Later, more materials production sites were established and our site became smaller, so I had to shoulder more responsibilities. Gradually, my weakness showed, and my attachment to doing things became greater. When a problem arose, I addressed it without realizing that it was the surface manifestation of my problem.

I felt quite relieved after understanding this. My righteous thoughts became strong and I told myself, "With Master and Dafa, there is no test that I cannot pass. If other practitioners can do it, I can do it too. Isn't Master teaching the Fa to me too?"
I asked Master in my heart, "Esteemed Master, please help me and give me the wisdom. I don't know the root of the printer's problem, and I don't know how to repair it." Then,

Master's Fa was imprinted in my mind,

"You cannot only pursue transformation of gong in the physical body without emphasizing improvement of your xinxing. It is waiting for you to upgrade your xinxing--only then will you make a holistic change."(Zhuan Falun, Lecture Six)

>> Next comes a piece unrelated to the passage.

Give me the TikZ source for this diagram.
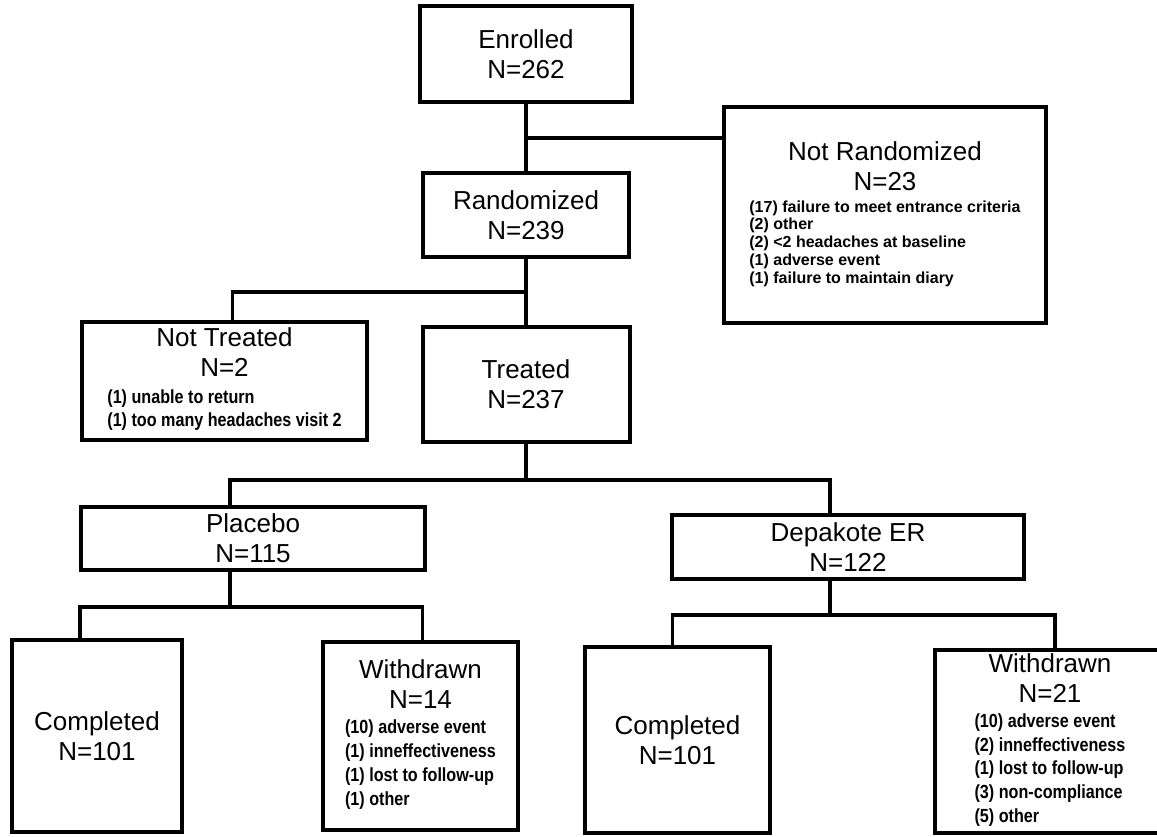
\documentclass[tikz,border=0pt]{standalone}
\usepackage{fontspec}
\setmainfont{Liberation Sans}
\newfontfamily\narrowfont[FakeStretch=0.85]{Liberation Sans}
\newcommand{\reasonlist}[4]{{#1\bfseries\fontsize{#2}{#3}\selectfont\begin{tabular}[t]{@{}l@{}}#4\end{tabular}}}
\begin{document}
\begin{tikzpicture}[x=0.5pt,y=0.5pt]
\tikzstyle{every node}+=[inner sep=0pt]
\tikzstyle{box}=[draw=black, line width=2pt, align=center, font=\fontsize{13}{15}\selectfont]
\tikzstyle{link}=[draw=black, line width=1.6pt]
\useasboundingbox (0,0) rectangle (1157,-836);
\node [box, minimum width=106pt, minimum height=48pt] (enr) at (526,-54) {Enrolled\\N=262};
\node [box, minimum width=103pt, minimum height=42pt] (rnd) at (526,-215) {Randomized\\N=239};
\node [box, minimum width=161pt, minimum height=108pt] (nrand) at (885,-215) {Not Randomized\\N=23\\[-4pt]\reasonlist{\rmfamily}{8}{8.9}{(17) failure to meet entrance criteria\\(2) other\\(2) <2 headaches at baseline\\(1) adverse event\\(1) failure to maintain diary}};
\node [box, minimum width=142.5pt, minimum height=59pt] (ntr) at (224.5,-381) {Not Treated\\N=2\\[-1.5pt]\reasonlist{\narrowfont}{9.5}{11.5}{(1) unable to return\\(1) too many headaches visit 2}};
\node [box, minimum width=103.5pt, minimum height=57.5pt] (trt) at (526,-384.5) {Treated\\N=237};
\node [box, minimum width=172pt, minimum height=31.5pt] (plc) at (253,-538.5) {Placebo\\N=115};
\node [box, minimum width=176pt, minimum height=32pt] (dep) at (848,-547) {Depakote ER\\N=122};
\node [box, minimum width=85pt, minimum height=96pt] (cm1) at (97,-736) {Completed\\N=101};
\node [box, minimum width=97.5pt, minimum height=94pt] (wd1) at (420.5,-736) {Withdrawn\\N=14\\[-2.5pt]\reasonlist{\narrowfont}{9.5}{12}{(10) adverse event\\(1) inneffectiveness\\(1) lost to follow-up\\(1) other}};
\node [box, minimum width=92.5pt, minimum height=93pt] (cm2) at (677.5,-740) {Completed\\N=101};
\node [box, minimum width=115pt, minimum height=91.5pt] (wd2) at (1050,-741.5) {Withdrawn\\N=21\\[-2.5pt]\reasonlist{\narrowfont}{9.5}{11.9}{(10) adverse event\\(2) inneffectiveness\\(1) lost to follow-up\\(3) non-compliance\\(5) other}};
\coordinate (je) at (526,-138);
\coordinate (jr) at (526,-292);
\coordinate (jt) at (526,-480);
\coordinate (jp) at (230,-607);
\coordinate (jd) at (830,-615);
\draw [link] (enr) -- (rnd);
\draw [link] (je) -- (je -| nrand.west);
\draw [link] (rnd) -- (trt);
\draw [link] (jr) -| ([xshift=4pt]ntr.north);
\draw [link] (trt) -- (jt);
\draw [link] ([xshift=-11.5pt]plc.north) |- (jt) -| ([xshift=-9pt]dep.north);
\draw [link] ([xshift=-11.5pt]plc.south) -- (jp);
\draw [link] ([xshift=-8.5pt]cm1.north) |- (jp) -| ([xshift=1pt]wd1.north);
\draw [link] ([xshift=-9pt]dep.south) -- (jd);
\draw [link] ([xshift=-2.5pt]cm2.north) |- (jd) -| ([xshift=2.5pt]wd2.north);
\end{tikzpicture}
\end{document}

It became clear to me, and I said to Master, "Master, I see! 'One's gong level is as high as one's xinxing level'." (Zhuan Falun, Lecture One) As soon as I understood the Fa better, my xinxing (heart and mind nature, character) rose. Suddenly a practitioner's name popped up in my mind, so I called that practitioner. The practitioner told me how to operate the printer better, and I followed his instructions. The problem was solved, and the printer once again printed beautiful truth-clarification materials.

In running a materials site all by myself, buying supplies is a big test for me. I didn't think my age was suitable to buy computer supplies. I was afraid of being suspected and arrested. Practitioners pointed out my attachment to relying on others, but I argued, "Practitioners should complement each other and do what others cannot do. Helping each other is harmonizing the whole body."

Through studying the Fa constantly and reading practitioners' experience sharing articles, my understanding of the matter became clearer. I realized that my attachment to relying on others must be removed and that it was an attachment that came from emotion, because I had the attachment to admiring others, thinking that they were better than me.
"Therefore, as to the many attachments that come from sentimentality, we should take them lightly and eventually abandon them." (Zhuan Falun, Lecture Six)

My attachment to relying on others led to my attachments to ease and comfort. Because I didn't want to do it by myself or put efforts into making it happen, I only wanted the convenience and comfort that were handed to me. It also manifested in the lack of righteous thoughts and lack of confidence in myself.

In my understanding, the root of the attachment to relying on others is selfishness, which is the fundamental characteristic of the old universe. If one fails to remove the attachment, one would fail to ascend from the old principles or fundamentally change one's conventional thinking.

The attachment to relying on others will add burden and hardship to fellow practitioners.
Isn't that harming fellow practitioners, then? That would be a lack of compassion, as well.